A similar example of the current treatment under CTA09 appears at CFM35330.

BH Ltd lent GF Ltd £30,000 for 3 years, at 5% interest each year. BH Ltd owned 100% of the ordinary shares of GF Ltd, so the companies were connected under FA96/S87.

In Year 1, BH Ltd received the interest due of £1,500. At the end of Year 2, GF Ltd’s trading position had deteriorated and it was unable to pay the interest due for Year 2. There were also serious doubts that it would be able to repay the loan.

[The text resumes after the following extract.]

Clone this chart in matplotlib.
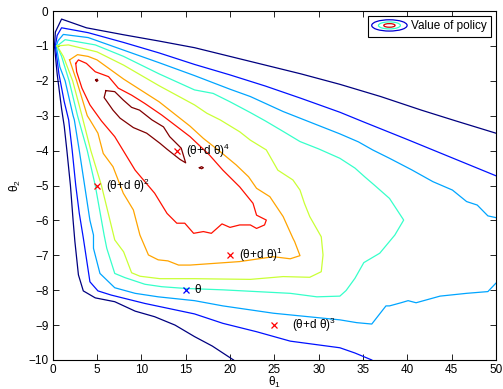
import matplotlib
matplotlib.use("Agg")
import matplotlib.pyplot as plt
from matplotlib.colors import Normalize, LinearSegmentedColormap
from matplotlib.patches import Ellipse
from matplotlib.legend_handler import HandlerBase
from matplotlib.lines import Line2D

plt.rcParams['font.family'] = ['Liberation Sans', 'DejaVu Sans']
plt.rcParams['mathtext.fontset'] = 'custom'
plt.rcParams['mathtext.rm'] = 'Liberation Sans'
plt.rcParams['mathtext.it'] = 'Liberation Sans'
plt.rcParams['mathtext.default'] = 'regular'

# ---- contour levels (value of policy), traced iso-lines: theta1 / theta2 ----
level_values = [1, 2, 3, 4, 5, 6, 7, 8]

c1_t1 = [50, 45.5, 41.6, 37, 32.4, 28, 24, 20, 16, 12, 8, 3.8, 1, 0.3, 0.2, 0.5, 1.0, 1.3, 1.6, 2.0, 2.3, 2.5, 2.9, 3.45, 4.8, 7, 9.3, 11.5, 13.8, 16, 18, 19.2, 20.4]
c1_t2 = [-3.5, -3.15, -2.84, -2.45, -2.1, -1.8, -1.55, -1.3, -1.05, -0.86, -0.68, -0.48, -0.23, -0.6, -1.0, -1.8, -2.8, -3.3, -4.0, -5.0, -6.0, -6.6, -7.56, -8.02, -8.22, -8.33, -8.6, -8.76, -9.0, -9.33, -9.6, -9.8, -10]

c2_t1 = [50, 45, 40, 35, 32.4, 28, 24, 20, 16, 12, 8, 4, 1, 0.5, 0.3, 0.7, 1.3, 1.8, 2.2, 2.6, 3.0, 3.45, 4.2, 5.1, 6.6, 10.4, 16, 19.2, 23, 26.8, 32.4, 34.1, 36]
c2_t2 = [-4.72, -4.2, -3.68, -3.17, -2.9, -2.5, -2.15, -1.83, -1.53, -1.2, -0.9, -0.62, -0.48, -0.7, -1.0, -1.8, -2.6, -3.12, -4.0, -5.0, -5.8, -6.5, -7.76, -8.02, -8.14, -8.38, -8.68, -8.95, -9.19, -9.46, -9.65, -9.8, -10]

c3_t1 = [50, 49.1, 47.9, 46.7, 45.1, 42.9, 40.5, 38, 36.1, 34.5, 32.4, 29.9, 26, 22.3, 20, 16, 12, 8, 4, 1.2, 0.6, 0.4, 0.8, 1.4, 2.3, 2.44, 3.0, 3.6, 4.2, 4.6, 4.6, 5.33, 7, 9.3, 11.9, 16, 19.2, 24.9, 32.4, 34.3, 36, 37.6, 38, 39.3, 40.1, 41, 43.7, 46.7, 49.1, 50]
c3_t2 = [-5.92, -5.87, -5.56, -5.46, -5.13, -4.89, -4.55, -4.22, -3.98, -3.75, -3.52, -3.27, -2.88, -2.45, -2.24, -1.85, -1.48, -1.12, -0.76, -0.67, -0.85, -1.0, -1.6, -2.0, -3.0, -3.12, -4.0, -5.0, -6.0, -6.42, -6.8, -7.52, -7.93, -8.09, -8.19, -8.3, -8.45, -8.66, -8.85, -8.93, -8.97, -8.45, -8.45, -8.36, -8.3, -8.36, -8.17, -8.09, -8.04, -7.8]

c4_t1 = [0.5, 1.4, 4.8, 8, 12, 16, 18.1, 20, 22.3, 24, 26, 27.9, 30, 32.4, 34.1, 35.2, 36.3, 38, 39.6, 38.6, 36.9, 35.1, 34.1, 33.1, 32.4, 29.8, 26.8, 23, 19.2, 15, 12.3, 10.4, 8.15, 7, 6.1, 5.8, 4.8, 3.9, 2.8, 1.85, 1.0, 0.5]
c4_t2 = [-1.0, -0.82, -0.97, -1.3, -1.8, -2.26, -2.36, -2.6, -2.91, -3.15, -3.45, -3.74, -3.95, -4.22, -4.5, -4.75, -4.99, -5.37, -5.99, -6.42, -6.94, -7.21, -7.66, -8.01, -8.17, -8.19, -8.09, -8.04, -7.99, -7.95, -7.9, -7.83, -7.64, -7.52, -6.8, -6.42, -5.0, -4.0, -3.0, -2.0, -1.3, -1.0]

c5_t1 = [0.5, 1.76, 5, 8, 12, 16, 17.4, 18.9, 21.1, 22.3, 24.1, 25.4, 27.1, 27.9, 28.4, 29, 30.3, 30.5, 30.3, 29, 26, 22.3, 16, 12.1, 9.85, 8.9, 8.0, 7.0, 5.5, 4.3, 3.3, 2.25, 1.2, 0.5]
c5_t2 = [-1.0, -0.97, -1.17, -1.55, -2.14, -2.69, -2.93, -3.12, -3.46, -3.7, -3.98, -4.56, -4.84, -5.13, -5.51, -5.89, -6.47, -6.99, -7.47, -7.63, -7.61, -7.69, -7.67, -7.67, -7.6, -7.5, -6.9, -6.56, -5.0, -4.0, -3.0, -2.0, -1.3, -1.0]

c6_t1 = [1.9, 2.8, 4, 5, 8, 12, 15.5, 17, 18.9, 20.7, 22.1, 23, 24.5, 26, 27.1, 27.3, 27.9, 26.8, 24.9, 21.1, 15.5, 14.2, 13, 11.9, 10.8, 9.84, 9.1, 7.96, 6.8, 5.7, 5.1, 4.2, 3.9, 2.7, 1.9]
c6_t2 = [-1.4, -1.25, -1.3, -1.4, -1.95, -2.6, -3.3, -3.65, -4.03, -4.41, -4.75, -5.08, -5.32, -5.89, -6.51, -6.61, -7.01, -7.1, -7.04, -7.18, -7.28, -7.28, -7.16, -7.13, -6.99, -6.42, -5.7, -5.22, -4.46, -4.08, -3.5, -3.12, -3.0, -2.0, -1.4]

c7_t1 = [2.6, 2.9, 3.8, 4.8, 6.3, 7.4, 8.9, 10.4, 12.3, 13.8, 15.5, 17.7, 19.2, 21.1, 22.6, 23, 24.1, 23.9, 23, 22.3, 21.1, 20, 19.1, 17.9, 17, 15.9, 14.9, 14, 12.9, 11.5, 10.4, 9.3, 8.15, 7, 5.5, 4.2, 3.3, 2.7, 2.6]
c7_t2 = [-1.5, -1.4, -1.5, -1.74, -1.88, -2.21, -2.41, -2.65, -2.98, -3.27, -3.6, -4.13, -4.56, -5.04, -5.51, -5.85, -5.99, -6.13, -6.23, -6.13, -6.13, -6.2, -6.1, -6.37, -6.32, -6.37, -6.08, -6.08, -5.8, -5.22, -4.89, -4.56, -4.08, -3.6, -3.15, -2.69, -2.21, -1.74, -1.5]

c8_t1 = [6.0, 7.0, 7.96, 8.9, 9.8, 11.2, 12.5, 13.2, 14.5, 15.0, 14.35, 12.9, 12.1, 10.6, 9.1, 7.6, 6.8, 6.0, 5.8, 6.0]
c8_t2 = [-2.28, -2.31, -2.55, -2.76, -2.84, -3.12, -3.32, -3.6, -3.93, -4.35, -4.25, -3.96, -3.79, -3.5, -3.34, -3.07, -2.84, -2.55, -2.48, -2.28]

c8b_t1 = [16.55, 16.8, 17.0, 16.8, 16.55]
c8b_t2 = [-4.49, -4.46, -4.49, -4.52, -4.49]
c8c_t1 = [4.85, 5.0, 5.1, 4.95, 4.85]
c8c_t2 = [-1.98, -1.95, -1.99, -2.02, -1.98]

paths = [
    (1, c1_t1, c1_t2), (2, c2_t1, c2_t2), (3, c3_t1, c3_t2), (4, c4_t1, c4_t2),
    (5, c5_t1, c5_t2), (6, c6_t1, c6_t2), (7, c7_t1, c7_t2), (8, c8_t1, c8_t2),
    (8, c8b_t1, c8b_t2), (8, c8c_t1, c8c_t2),
]

# ---- policy iterates ----
pt_labels = ['θ', '(θ+d θ)$^{1}$', '(θ+d θ)$^{2}$', '(θ+d θ)$^{3}$', '(θ+d θ)$^{4}$']
pt_t1 = [15, 20, 5, 25, 14]
pt_t2 = [-8, -7, -5, -9, -4]
pt_colors = ['#0000ff', '#ff0000', '#ff0000', '#ff0000', '#ff0000']
label_dx = [1, 1, 1, 2, 1]

xticks = [0, 5, 10, 15, 20, 25, 30, 35, 40, 45, 50]
yticks = [0, -1, -2, -3, -4, -5, -6, -7, -8, -9, -10]

# MATLAB-style jet colormap
matlab_jet = LinearSegmentedColormap('matlab_jet', {
    'red':   [(0, 0, 0), (0.375, 0, 0), (0.625, 1, 1), (0.875, 1, 1), (1, 0.5, 0.5)],
    'green': [(0, 0, 0), (0.125, 0, 0), (0.375, 1, 1), (0.625, 1, 1), (0.875, 0, 0), (1, 0, 0)],
    'blue':  [(0, 0.5, 0.5), (0.125, 1, 1), (0.375, 1, 1), (0.625, 0, 0), (1, 0, 0)],
})
norm = Normalize(vmin=min(level_values), vmax=max(level_values))

fig = plt.figure(figsize=(5.03, 3.89), dpi=100)
ax = fig.add_axes([0.1048, 0.0746, 0.881, 0.897])

for lev, xs, ys in paths:
    ax.plot(xs, ys, color=matlab_jet(norm(lev)), lw=0.9, solid_joinstyle='round')

for x, y, c, lab, dx in zip(pt_t1, pt_t2, pt_colors, pt_labels, label_dx):
    ax.plot([x], [y], marker='x', color=c, ms=4.5, mew=0.9, ls='none')
    ax.text(x + dx, y, lab, fontsize=8.5, ha='left', va='center')

ax.set_xlim(0, 50)
ax.set_ylim(-10, 0)
ax.set_xticks(xticks)
ax.set_yticks(yticks)
ax.tick_params(direction='in', top=True, right=True, length=4, width=0.6, labelsize=8.5, pad=3)
for s in ax.spines.values():
    s.set_linewidth(0.8)
ax.set_xlabel('θ$_1$', fontsize=8.5)
ax.xaxis.set_label_coords(0.5, -0.042)
ax.set_ylabel('θ$_2$', fontsize=8.5, labelpad=4)


class HandlerEllipses(HandlerBase):
    def create_artists(self, legend, orig_handle, xdescent, ydescent, width, height, fontsize, trans):
        cx = width / 2 - xdescent
        cy = height / 2 - ydescent
        arts = []
        for frac, lev in [(1.0, 1.6), (0.62, 4), (0.32, 7.4)]:
            e = Ellipse((cx, cy), width * frac, height * 1.15 * frac, fill=False,
                        edgecolor=matlab_jet(norm(lev)), lw=0.9, transform=trans)
            arts.append(e)
        return arts


proxy = Line2D([], [])
leg = ax.legend([proxy], ['Value of policy'], loc='upper right', fontsize=8.5,
                handler_map={Line2D: HandlerEllipses()}, handlelength=3.0, handleheight=0.9,
                handletextpad=0.3, borderpad=0.35, borderaxespad=0.45, fancybox=False,
                framealpha=1, edgecolor='black')
leg.get_frame().set_linewidth(0.8)

fig.savefig('out.png', dpi=100)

BH Ltd therefore regarded the interest due as bad for Year 2 and formally released half of the loan.

Year 1

  • BH Ltd accounts
    • Cr £1,500
  • BH Ltd tax
    • Cr £1,500
  • GF Ltd accounts
    • Dr £1,500
  • GF Ltd tax
    • Dr £1,500

Year 2

  • BH Ltd accounts -
    • Dr £15,000 ( loan released)
  • BH Ltd tax -
    • Cr £1,500
    • Dr nil
  • GF Ltd accounts -
    • Dr £1,500
    • Cr £15,000
  • GF Ltd tax -
    • Dr £1,500
    • Cr nil

he tax treatment did not follow the accounts treatment, as BH Ltd had to assume that

  • interest was receivable in full in Year 2, and
  • the loan would be repaid in full.

FA96/SCH9/PARA6 disapplied FA96/SCH9/PARA5 because of the connection, so BH Ltd could not use the authorised arrangements for bad debt and therefore received no relief for the interest and loan waived in its accounts.

The release was symmetrical in group terms. BH Ltd did not get relief, but GF Ltd was not taxed because para 5(3) prevented that where the parties were connected.